Box 3: Key Messages for Health Care Workers and Public Health Officials to Communicate to the Public

  • Heat-related illness is preventable. With awareness and protective actions many of the heat-related illnesses can be avoided.
  • Reschedule or plan outdoor activities during cooler parts of the day.
  • Frequently visit neighbours, friends, and older family members, especially those who are chronically ill, to make sure they are cool and hydrated.
  • Drink plenty of cool liquids, especially water, before you feel thirsty to decrease your risk of dehydration. Once you feel thirsty, you are already experiencing some symptoms of dehydration.
  • Wear loose-fitting, light-coloured clothing made of breathable fabric. Clothing thickness and the amount of skin covered will affect the efficiency of heat transfer and the evaporation of sweat from the surface of the skin.
  • Take a break from the heat by spending a few hours in a cool place. This could be a tree-shaded area, any public building such as a swimming pool or other air-conditioned indoor sports facility, grocery store or public library. Staying cool at night is also very important for regulating body temperature.

4. Additional Resources

Health care workers and health administrators can enhance their understanding of extreme heat so they can in turn inform patients, families, the general public and colleagues of the associated heat-health risks.
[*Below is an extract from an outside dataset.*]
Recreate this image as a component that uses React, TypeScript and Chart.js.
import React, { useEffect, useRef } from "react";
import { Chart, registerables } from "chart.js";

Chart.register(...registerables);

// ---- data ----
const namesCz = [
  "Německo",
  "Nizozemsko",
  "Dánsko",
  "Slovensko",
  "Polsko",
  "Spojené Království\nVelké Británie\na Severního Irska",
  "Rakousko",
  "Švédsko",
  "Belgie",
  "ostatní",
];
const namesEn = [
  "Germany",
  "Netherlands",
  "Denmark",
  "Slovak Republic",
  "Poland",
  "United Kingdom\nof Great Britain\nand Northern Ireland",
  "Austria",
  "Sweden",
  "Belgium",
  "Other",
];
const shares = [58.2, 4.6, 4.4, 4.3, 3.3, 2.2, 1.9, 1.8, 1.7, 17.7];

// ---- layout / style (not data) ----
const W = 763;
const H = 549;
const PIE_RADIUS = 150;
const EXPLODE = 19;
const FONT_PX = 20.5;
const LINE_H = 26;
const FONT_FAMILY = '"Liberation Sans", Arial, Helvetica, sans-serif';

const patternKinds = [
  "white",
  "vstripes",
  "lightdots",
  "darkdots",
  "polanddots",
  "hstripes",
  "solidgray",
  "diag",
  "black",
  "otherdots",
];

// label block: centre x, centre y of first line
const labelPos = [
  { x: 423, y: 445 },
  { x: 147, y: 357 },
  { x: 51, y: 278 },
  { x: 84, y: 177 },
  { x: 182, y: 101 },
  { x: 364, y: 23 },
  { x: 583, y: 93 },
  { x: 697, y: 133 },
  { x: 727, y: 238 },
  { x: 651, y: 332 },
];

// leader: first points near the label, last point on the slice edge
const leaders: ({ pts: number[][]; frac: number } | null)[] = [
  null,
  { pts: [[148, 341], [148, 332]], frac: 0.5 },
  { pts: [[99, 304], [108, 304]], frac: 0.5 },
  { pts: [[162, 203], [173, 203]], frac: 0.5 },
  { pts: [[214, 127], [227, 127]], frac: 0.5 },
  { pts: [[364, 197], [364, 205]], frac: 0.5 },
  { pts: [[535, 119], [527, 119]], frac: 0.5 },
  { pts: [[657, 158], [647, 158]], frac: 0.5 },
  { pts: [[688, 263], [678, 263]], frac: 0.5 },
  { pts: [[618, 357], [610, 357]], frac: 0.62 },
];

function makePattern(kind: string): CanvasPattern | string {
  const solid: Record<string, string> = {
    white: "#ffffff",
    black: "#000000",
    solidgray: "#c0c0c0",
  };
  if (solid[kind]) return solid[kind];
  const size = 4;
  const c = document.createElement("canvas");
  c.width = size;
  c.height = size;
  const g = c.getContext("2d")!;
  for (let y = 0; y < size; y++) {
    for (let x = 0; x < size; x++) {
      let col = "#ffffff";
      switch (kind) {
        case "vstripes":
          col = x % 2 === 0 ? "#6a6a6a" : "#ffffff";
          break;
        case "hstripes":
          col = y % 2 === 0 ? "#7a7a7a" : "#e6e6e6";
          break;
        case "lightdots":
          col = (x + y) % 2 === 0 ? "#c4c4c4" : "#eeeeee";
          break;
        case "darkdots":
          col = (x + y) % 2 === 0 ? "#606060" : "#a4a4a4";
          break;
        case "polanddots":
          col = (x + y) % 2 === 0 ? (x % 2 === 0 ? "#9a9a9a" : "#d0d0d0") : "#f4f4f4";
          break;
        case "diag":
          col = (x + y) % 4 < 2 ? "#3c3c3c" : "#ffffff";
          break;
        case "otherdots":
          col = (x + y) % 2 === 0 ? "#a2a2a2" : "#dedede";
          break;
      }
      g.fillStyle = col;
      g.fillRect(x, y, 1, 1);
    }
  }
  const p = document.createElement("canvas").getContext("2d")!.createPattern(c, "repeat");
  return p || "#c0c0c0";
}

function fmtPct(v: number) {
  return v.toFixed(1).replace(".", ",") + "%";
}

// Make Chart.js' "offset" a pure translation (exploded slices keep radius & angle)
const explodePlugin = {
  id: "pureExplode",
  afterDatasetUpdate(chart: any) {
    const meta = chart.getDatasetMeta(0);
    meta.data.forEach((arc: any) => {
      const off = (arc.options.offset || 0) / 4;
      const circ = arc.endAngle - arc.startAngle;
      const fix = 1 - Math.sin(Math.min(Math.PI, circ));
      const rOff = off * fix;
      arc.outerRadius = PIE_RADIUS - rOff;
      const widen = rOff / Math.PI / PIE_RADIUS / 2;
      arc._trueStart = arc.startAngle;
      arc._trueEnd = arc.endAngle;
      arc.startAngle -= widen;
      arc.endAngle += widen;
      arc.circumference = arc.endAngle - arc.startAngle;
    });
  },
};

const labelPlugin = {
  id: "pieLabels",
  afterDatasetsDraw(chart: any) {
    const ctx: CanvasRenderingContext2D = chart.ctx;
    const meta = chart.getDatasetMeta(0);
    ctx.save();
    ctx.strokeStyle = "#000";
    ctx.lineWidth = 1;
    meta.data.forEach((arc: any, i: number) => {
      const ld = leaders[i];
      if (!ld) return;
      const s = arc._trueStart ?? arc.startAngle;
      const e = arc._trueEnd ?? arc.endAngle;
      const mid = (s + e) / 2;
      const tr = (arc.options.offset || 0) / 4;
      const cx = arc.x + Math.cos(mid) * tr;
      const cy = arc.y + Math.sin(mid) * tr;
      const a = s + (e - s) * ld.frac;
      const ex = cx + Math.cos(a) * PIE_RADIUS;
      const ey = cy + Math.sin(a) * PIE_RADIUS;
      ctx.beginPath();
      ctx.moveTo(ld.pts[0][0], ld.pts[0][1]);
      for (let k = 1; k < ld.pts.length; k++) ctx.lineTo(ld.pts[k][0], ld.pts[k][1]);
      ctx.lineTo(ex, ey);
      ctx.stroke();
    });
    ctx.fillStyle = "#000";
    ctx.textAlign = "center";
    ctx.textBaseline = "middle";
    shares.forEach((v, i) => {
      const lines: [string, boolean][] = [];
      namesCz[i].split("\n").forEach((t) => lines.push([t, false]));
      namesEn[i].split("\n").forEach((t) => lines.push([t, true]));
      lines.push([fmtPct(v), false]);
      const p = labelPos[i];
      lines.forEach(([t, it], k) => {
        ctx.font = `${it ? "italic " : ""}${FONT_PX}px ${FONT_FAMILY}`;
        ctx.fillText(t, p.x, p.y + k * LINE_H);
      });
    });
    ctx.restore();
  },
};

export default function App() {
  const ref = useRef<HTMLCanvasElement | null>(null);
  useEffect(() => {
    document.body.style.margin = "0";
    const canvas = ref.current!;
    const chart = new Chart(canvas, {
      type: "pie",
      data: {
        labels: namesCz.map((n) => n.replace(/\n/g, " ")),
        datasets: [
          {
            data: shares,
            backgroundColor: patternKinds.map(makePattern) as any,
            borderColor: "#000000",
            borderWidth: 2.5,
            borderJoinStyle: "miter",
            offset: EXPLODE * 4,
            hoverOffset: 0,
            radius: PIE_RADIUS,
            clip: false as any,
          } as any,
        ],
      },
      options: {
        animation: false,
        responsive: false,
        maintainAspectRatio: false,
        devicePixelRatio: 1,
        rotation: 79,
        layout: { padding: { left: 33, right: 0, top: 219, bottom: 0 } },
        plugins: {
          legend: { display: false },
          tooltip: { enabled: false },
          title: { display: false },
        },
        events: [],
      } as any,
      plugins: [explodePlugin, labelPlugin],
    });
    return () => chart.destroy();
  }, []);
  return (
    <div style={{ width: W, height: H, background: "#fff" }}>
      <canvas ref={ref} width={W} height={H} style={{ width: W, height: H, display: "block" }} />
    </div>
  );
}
Providing information on extreme heat and health can enable vulnerable groups to take action and implement interventions to mitigate heat-related health risks.

The Extreme Heat Events Guidelines: Technical Guide for Health Care Workers and the targeted Fact Sheets were developed to provide information on recognizing, treating and preventing extreme heat-related illnesses. In addition, these documents address prevention and mitigation strategies for health service providers and public health staff with a focus on community risk factors and information on preparedness for facilities.
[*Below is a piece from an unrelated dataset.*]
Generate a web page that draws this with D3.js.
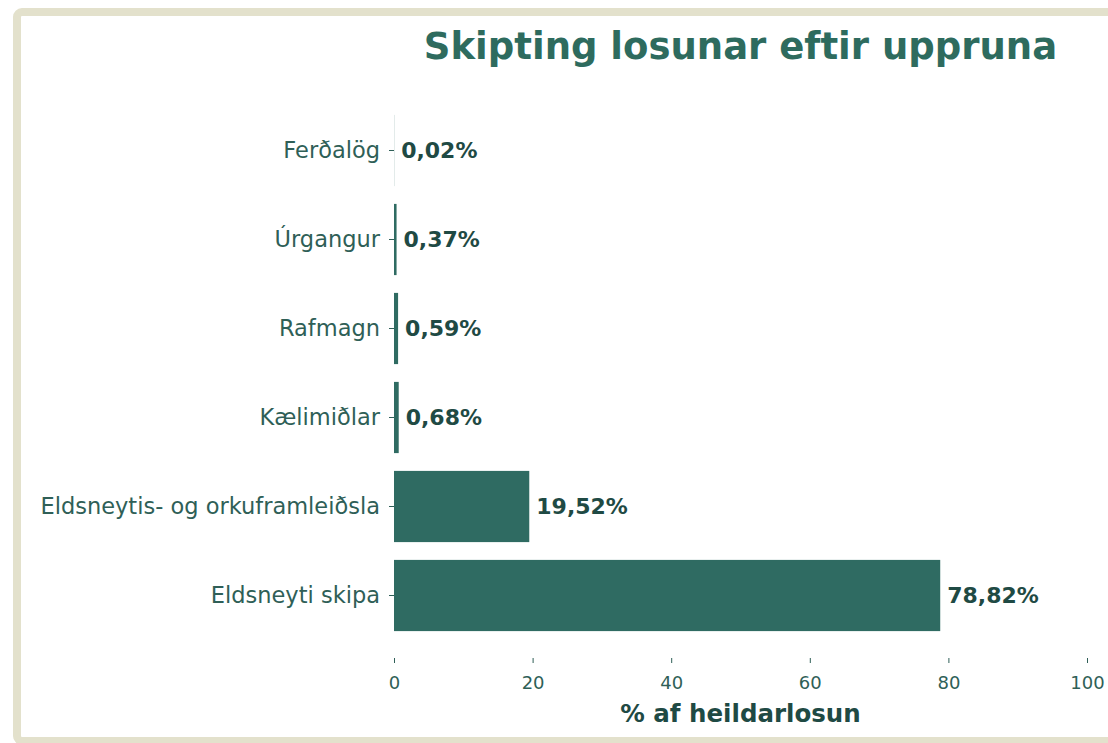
<!DOCTYPE html>
<html>
<head>
<meta charset="utf-8">
<script src="https://cdn.jsdelivr.net/npm/d3@7"></script>
<style>
  html, body { margin: 0; padding: 0; background: #fff; }
  svg { display: block; font-family: "DejaVu Sans", sans-serif; }
</style>
</head>
<body>
<div id="chart"></div>
<script>
'use strict';

var categories = ['Ferðalög', 'Úrgangur', 'Rafmagn', 'Kælimiðlar', 'Eldsneytis- og orkuframleiðsla', 'Eldsneyti skipa'];
var shares = [0.02, 0.37, 0.59, 0.68, 19.52, 78.82];
var xTicks = [0, 20, 40, 60, 80, 100];

var width = 1108, height = 743;
var barColor = '#2f6b62';
var textColor = '#2f5f57';

var svg = d3.select('#chart')
    .append('svg')
    .attr('width', width)
    .attr('height', height);

// beige frame, cut off by the right edge
svg.append('rect')
    .attr('x', 17).attr('y', 12)
    .attr('width', 1200).attr('height', 729)
    .attr('rx', 5)
    .attr('fill', '#fff')
    .attr('stroke', '#e3e1cc')
    .attr('stroke-width', 8);

var x = d3.scaleLinear().domain([0, 100]).range([394, 1087]);
var y = d3.scaleBand().domain(categories).range([106, 640])
    .paddingInner(0.2).paddingOuter(0.1);

var data = categories.map(function(c, i) { return {name: c, value: shares[i]}; });

svg.selectAll('.bar')
    .data(data)
    .enter()
    .append('rect')
    .attr('class', 'bar')
    .attr('x', x(0))
    .attr('y', function(d) { return y(d.name); })
    .attr('width', function(d) { return x(d.value) - x(0); })
    .attr('height', y.bandwidth())
    .attr('fill', barColor);

// value labels
svg.selectAll('.val')
    .data(data)
    .enter()
    .append('text')
    .attr('class', 'val')
    .attr('x', function(d) { return x(d.value) + 7; })
    .attr('y', function(d) { return y(d.name) + y.bandwidth() / 2; })
    .attr('dy', '0.35em')
    .attr('fill', '#1f4a44')
    .style('font-size', '22px')
    .style('font-weight', 'bold')
    .text(function(d) { return d.value.toFixed(2).replace('.', ',') + '%'; });

// y axis
var yAxis = svg.append('g')
    .attr('transform', 'translate(' + x(0) + ',0)')
    .call(d3.axisLeft(y).tickSize(5).tickPadding(9));
yAxis.select('.domain').remove();
yAxis.selectAll('line').attr('stroke', textColor);
yAxis.selectAll('text')
    .attr('fill', textColor)
    .style('font-size', '22.5px')
    .style('font-family', '"DejaVu Sans", sans-serif');

// x axis
var xAxis = svg.append('g')
    .attr('transform', 'translate(0,658)')
    .call(d3.axisBottom(x).tickValues(xTicks).tickSize(5).tickPadding(13));
xAxis.select('.domain').remove();
xAxis.selectAll('line').attr('stroke', textColor);
xAxis.selectAll('text')
    .attr('fill', textColor)
    .style('font-size', '18px')
    .style('font-family', '"DejaVu Sans", sans-serif');

svg.append('text')
    .attr('x', (x(0) + x(100)) / 2)
    .attr('y', 722)
    .attr('text-anchor', 'middle')
    .attr('fill', '#1f4a44')
    .style('font-size', '24.5px')
    .style('font-weight', 'bold')
    .text('% af heildarlosun');

svg.append('text')
    .attr('x', (x(0) + x(100)) / 2)
    .attr('y', 59)
    .attr('text-anchor', 'middle')
    .attr('fill', '#2e6b5e')
    .style('font-size', '37px')
    .style('font-weight', 'bold')
    .text('Skipting losunar eftir uppruna');
</script>
</body>
</html>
Health Canada has also developed publications to help communities adapt to a changing climate and an increase in extreme heat events:

Heat Alert and Response Systems to Protect Health: Best Practices Guidebook
outlines best practices implemented in Canada and other countries and discusses steps that communities can take to mitigate heat-health risks and promote heat resiliency among Canadians.
Adapting to Extreme Heat Events: Guidelines for Assessing Health Vulnerability
provides guidance for conducting heat-health vulnerability and adaptation assessments as a means to better understand vulnerabilities and stimulate actions to reduce individual and community vulnerability.
Communicating the Health Risks of Extreme Heat Events: Toolkit for Public Health and Emergency Management Officials
identifies best communication practices, challenges faced by heat-vulnerable people, and scientifically informed public health messages with explanations. In addition, it provides communication strategies to follow when developing heat-health communication campaigns.
Audience Specific Public Heat-Health Brochures
uses consistent and scientifically informed heat-health messages that are tailored to the needs of heat-vulnerable groups. The audiences are older adults, the physically active and parents with young children.